Political party membership may be indirectly protected, insofar as party membership is a manifestation of a philosophical belief, but it is not a protected characteristic in itself. Political beliefs (e.g. in socialism) are capable of being protected characteristics, but not always. Nazism is not protected, because it is destructive of the rights of others and unworthy of respect in a democractic society.
Businesses can usually choose who they do business with
Assuming there is no other bad conduct going on (harassment, violence, discrimination, etc.), there is nothing to stop a shop or other business from excluding certain customers. This is the starting point.
Some businesses have positive legal duties to serve the public in general. Your water company can't cut off your water, regardless of your beliefs. Barristers must follow the "cab-rank rule" and take your case even if you are a horrible person. So let's assume we just have an ordinary private-sector business, such as a shop.
The protected characteristic of belief
Contrary to the term "protected class", which is from U.S. law, the U.K. uses the words "protected characteristic" to mean those personal characteristics named in the Equality Act 2010. These include age and race. They also include "religion or belief", a characteristic inherited from prior equality law. Any discrimination claim relating to the "No Nazis allowed" sign would have to hang on the "belief" arm.
Interpretation of "religion or belief" follows the European Convention on Human Rights, Article 9. In relation to a philosophical belief, the applicable test is "the Grainger test" formulated by the Employment Appeal Tribunal in 2009,
- The belief must be genuinely held.
- It must be a belief and not an opinion or viewpoint based on the present state of information available.
- It must be a belief as to a weighty and substantial aspect of human life and behaviour.
- It must attain a certain level of cogency, seriousness, cohesion and importance.
- It must be worthy of respect in a democratic society, be not incompatible with human dignity and not conflict with the fundamental rights of others.
Careful readers will notice that 2009 is before 2010; the statute law was different but the point was the same. Classic examples of beliefs meeting the test include vegetarianism, humanism, and pacifism.
There is no sharp line between a "philosophical" belief and a "political" one. Support of a political party is not covered (Grainger at 35), but there is room for belief based on a political philosophy. In this way, "left-wing democratic socialism" met the test in GMB v Henderson. On this basis, one might be tempted to conclude that "Nazism" or "fascism" would be similar, even if "membership in a Nazi party" was not.
However, Article 17 of ECHR does not protect totalitarian or Nazi beliefs. This is consistent in the jurisprudence of the Strasbourg court, and in U.K. cases on equality. It is the source of the fifth part of the Grainger test, via earlier cases in the House of Lords and before the European Court. For example, in Forstater v CGD Europe, the EAT held:
A philosophical belief would only be excluded for failing to satisfy Grainger V if it was the kind of belief the expression of which would be akin to Nazism or totalitarianism and thereby liable to be excluded from the protection of rights under Articles 9 and 10 of the European Convention of Human Rights (ECHR) by virtue of Article 17 thereof.

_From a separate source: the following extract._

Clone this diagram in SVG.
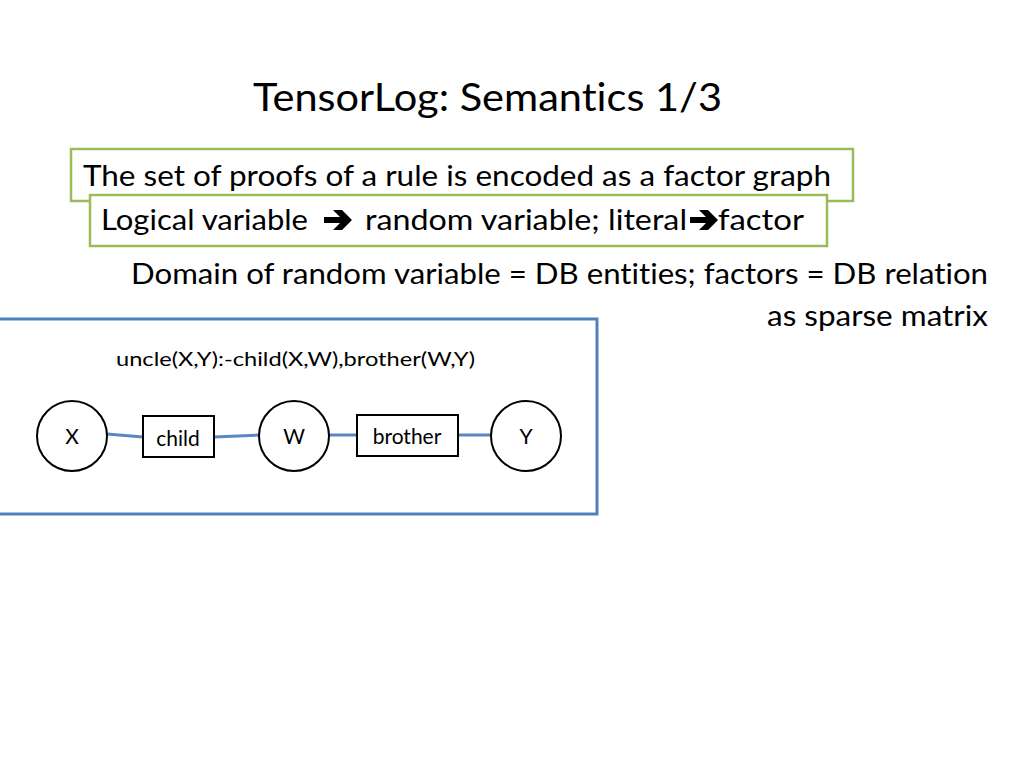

Employment is more protected
In Redfearn v UK , the ECtHR said a bus driver's rights had been violated following his dismissal for being a member of the British National Party. That was in relation to Article 11 (freedom of association) and his Article 9 claim was dismissed. The court noted that the BNP had not been banned in the U.K. and it was also looking at an employment rights issue rather than (as in the question) access to business premises; there is a general set of rights relating to unfair dismissal which were in play. It had not been proved that the driver was actually unfit to do the job.
So even though party membership is not protected under the Equality Act, people may still benefit from other legal protections. The case also shows the difficulties of inferring beliefs based on indicators like supporting a political party.
If the BNP were banned then it would be another matter, and U.K. law does allow the banning of extremist organisations. (Principally, under the Terrorism Act 2000, part II.) Some extreme-right groups are proscribed in this way, although there is no general restriction of fascism or Nazism.